Nice thought, but liberals are always misjudging the reasonableness of the American citizenry. I will be surprised if there is a tectonic earth-shaking eco-shift over this disaster. Terrible photos of dead babies in Vietnam did not prevent us from invading Iraq. The blue-marble pictures of planet earth have not moved the global warming deniers. The desire for gas has trumped the dangers of drilling for oil. Most of the people who are persuadable by disasters are already in the green column, and even some greens are unworried about future ecological disasters. There was Three Mile Island, but now Obama wants to revive nuclear power. If he can get passed a bill poisoning the planet with radioactive waste, I think most of the rest of us will tolerate the occasional oil spill.

The marshes, beaches, and fisheries will be injured, man and Mother Nature will clean up what they can, and we'll all move on, undeterred. Opening up more off-shore drilling might be delayed, but this won't sink it.

The gulf disaster will be kicked around and turned into a political albatross for someone to wear (Obama's being fitted). The marshes, beaches, and fisheries will be injured, man and Mother Nature will clean up what they can, and we'll all move on, undeterred. Opening up more off-shore drilling might be delayed, but this won't sink it. More likely, it will simply get more expensive, and you'll pay at the pump. If you're looking for positives, how about this: at least the gulf clean-up is "shovel ready."

And don't under-estimate the media's shifting priorities. A terrorist bomb that didn't go off in New York is a bigger story now than a tragedy that actually happened in the gulf, one that was as man-made as a car bomb and damaged an ecosystem and killed 11 people. Oily pelicans have been trumped by terrorism.

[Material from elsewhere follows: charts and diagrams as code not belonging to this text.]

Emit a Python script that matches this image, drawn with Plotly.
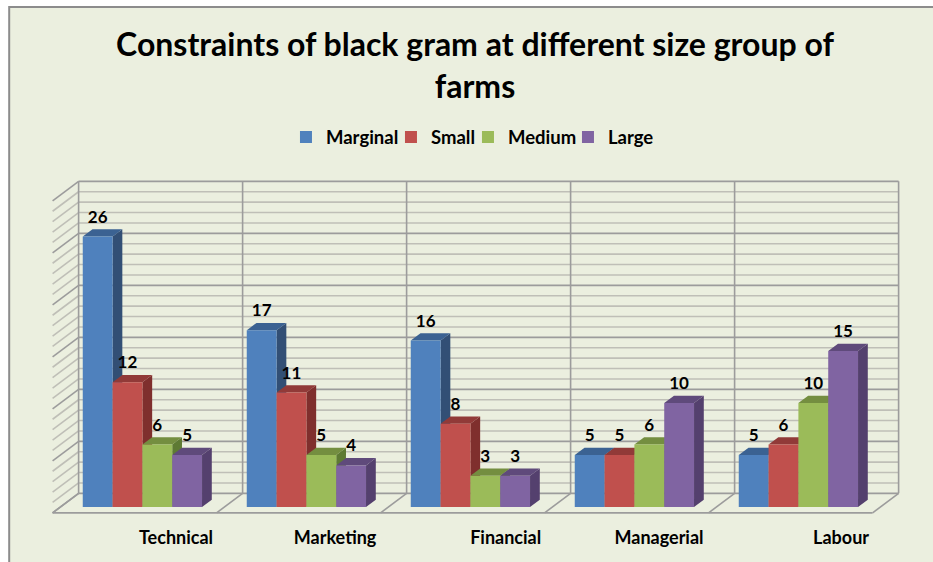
import plotly.graph_objects as go

categories = ["Technical", "Marketing", "Financial", "Managerial", "Labour"]
marginal = [26, 17, 16, 5, 5]
small = [12, 11, 8, 5, 6]
medium = [6, 5, 3, 6, 10]
large = [5, 4, 3, 10, 15]
label_nudge = [0.205, 0.175, 0.215, 0.15, 0.26]

series = [
    ("Marginal", marginal, "#4F81BD", "#3B6292", "#324F75"),
    ("Small", small, "#C0504D", "#913A38", "#7F2F2D"),
    ("Medium", medium, "#9BBB59", "#748E40", "#5E7A33"),
    ("Large", large, "#8064A2", "#5F4A7B", "#54406E"),
]
legend_widths = [60, 32, 55, 40]

# oblique projection of the Excel-style 3D frame, in axis units
BAR_W = 1 / 5.5
DX = 26 / 164
DY = 19.5 / 10.4
FRONT, BACK = 0.3, 0.675
VMAX = 30


def X(c, d):
    return c + (d - FRONT) * DX


def Y(v, d):
    return v + (d - FRONT) * DY


def poly(pts, fill, line=None, layer="below"):
    path = "M" + " L".join(f"{x:.4f},{y:.4f}" for x, y in pts) + " Z"
    return dict(type="path", xref="x", yref="y", path=path, fillcolor=fill,
                line=dict(width=0) if line is None else line, layer=layer)


def seg(p, q, color, width):
    return dict(type="line", xref="x", yref="y", x0=p[0], y0=p[1], x1=q[0], y1=q[1],
                line=dict(color=color, width=width), layer="below")


shapes = []
# chart area background with its thin frame (only left and top edges fall inside the picture)
BG = "#EBEFDF"
shapes.append(dict(type="rect", xref="paper", yref="paper", x0=-0.048, x1=1.2, y0=-0.3, y1=1.506,
                   fillcolor=BG, line=dict(color="#8C8C8C", width=2), layer="below"))

MAJOR, MINOR = "#9C9C9C", "#BFBFB7"
for v in range(0, VMAX + 1):
    col, w = (MAJOR, 1.6) if v % 5 == 0 else (MINOR, 1.6)
    shapes.append(seg((X(-0.5, 1), Y(v, 1)), (X(4.5, 1), Y(v, 1)), col, w))
    shapes.append(seg((X(-0.5, 0), Y(v, 0)), (X(-0.5, 1), Y(v, 1)), col, w))
for i in range(6):
    shapes.append(seg((X(i - 0.5, 1), Y(0, 1)), (X(i - 0.5, 1), Y(VMAX, 1)), MAJOR, 1.6))
    shapes.append(seg((X(i - 0.5, 0), Y(0, 0)), (X(i - 0.5, 1), Y(0, 1)), MAJOR, 1.6))
shapes.append(seg((X(-0.5, 0), Y(0, 0)), (X(4.5, 0), Y(0, 0)), MAJOR, 1.6))

# depth faces of each bar, painted left to right
for i in range(len(categories)):
    for j, (_, vals, _, top, side) in enumerate(series):
        x0 = i - 2 * BAR_W + j * BAR_W
        x1 = x0 + BAR_W
        v = vals[i]
        shapes.append(poly([(X(x1, FRONT), Y(0, FRONT)), (X(x1, BACK), Y(0, BACK)),
                            (X(x1, BACK), Y(v, BACK)), (X(x1, FRONT), Y(v, FRONT))], side))
        shapes.append(poly([(X(x0, FRONT), Y(v, FRONT)), (X(x1, FRONT), Y(v, FRONT)),
                            (X(x1, BACK), Y(v, BACK)), (X(x0, BACK), Y(v, BACK))], top))

fig = go.Figure()
xpos = list(range(len(categories)))
for (name, vals, front, _, _), lw in zip(series, legend_widths):
    fig.add_trace(go.Bar(name=name, x=xpos, y=vals, marker=dict(color=front, line=dict(width=0)),
                         legendwidth=lw, hoverinfo="x+y"))

lab_x, lab_y, lab_t = [], [], []
for j, (_, vals, _, _, _) in enumerate(series):
    for i, v in enumerate(vals):
        lab_x.append(i - 2 * BAR_W + (j + 0.5) * BAR_W)
        lab_y.append(v + 1.75)
        lab_t.append(str(v))
fig.add_trace(go.Scatter(x=lab_x, y=lab_y, text=lab_t, mode="text", showlegend=False,
                         textfont=dict(family="Lato", size=17, color="#000000", weight="bold"),
                         textposition="middle center", hoverinfo="skip", cliponaxis=False))

# plot area spans pixels x 50..900 and y 178..516
unit_x, unit_y = 164.0, 10.4
fig.update_layout(
    width=933, height=562, autosize=False,
    margin=dict(l=50, r=33, t=178, b=46, pad=0),
    paper_bgcolor="#FFFFFF", plot_bgcolor="rgba(0,0,0,0)",
    barmode="group", bargap=1 - 4 * BAR_W, bargroupgap=0,
    shapes=shapes,
    title=dict(text="Constraints of black gram at different size group of<br>farms",
               font=dict(family="Lato", size=32, color="#000000", weight="bold"),
               x=0.5, xref="paper", xanchor="center", y=0.9, yanchor="middle"),
    legend=dict(orientation="h", x=0.4935, xanchor="center", y=1.12, yanchor="middle",
                font=dict(family="Lato", size=18.5, color="#000000", weight="bold"),
                bgcolor="rgba(0,0,0,0)", itemclick=False, itemdoubleclick=False),
    xaxis=dict(range=[(50 - 142.4) / unit_x, (900 - 142.4) / unit_x], showgrid=False, zeroline=False,
               showline=False, ticks="", tickmode="array",
               tickvals=[i + n for i, n in enumerate(label_nudge)], ticktext=categories,
               tickfont=dict(family="Lato", size=18, color="#000000", weight="bold"),
               ticklabelstandoff=9),
    yaxis=dict(range=[(507 - 516) / unit_y, (507 - 178) / unit_y], showgrid=False, zeroline=False,
               showline=False, showticklabels=False, ticks=""),
    showlegend=True,
)

fig.write_html("out.html", config={"displayModeBar": False},
               post_script="document.body.style.margin='0';")
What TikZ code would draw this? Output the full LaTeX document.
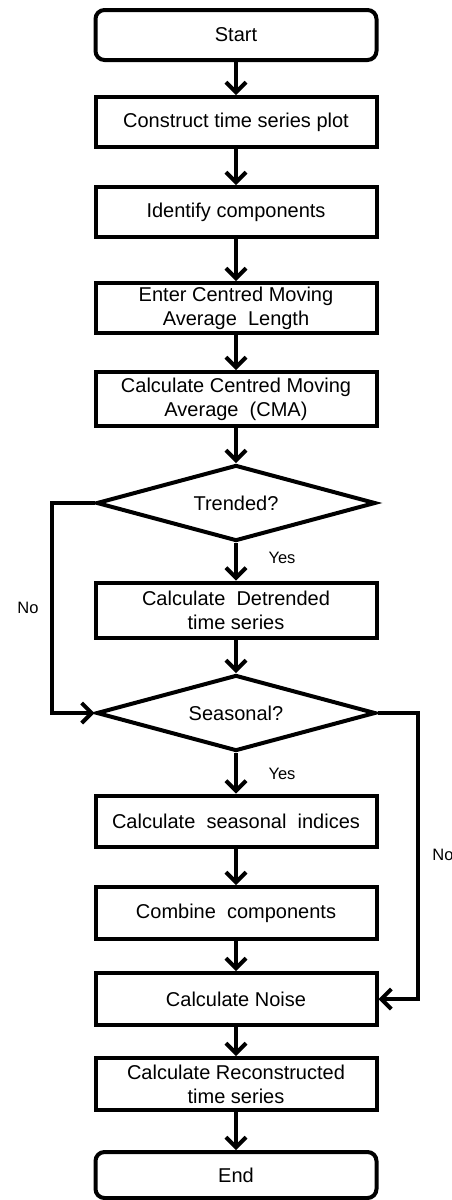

The gulf spill will change little. Environmentalists might hope for a new uplift of outrage, but that's always a loser's mentality. It's epitomized by guys like Ralph Nader who believe that if things just get bad enough, America will flock their way. Well, we've got war, Wall Street, the Great Recession, eco disasters, terrorism — and what did we get? Tea Parties and a Democratic party facing a political face plant in the fall. And some liberals hoping against hope that as things get worse, the tide will turn and America will come it its senses.

Dream on.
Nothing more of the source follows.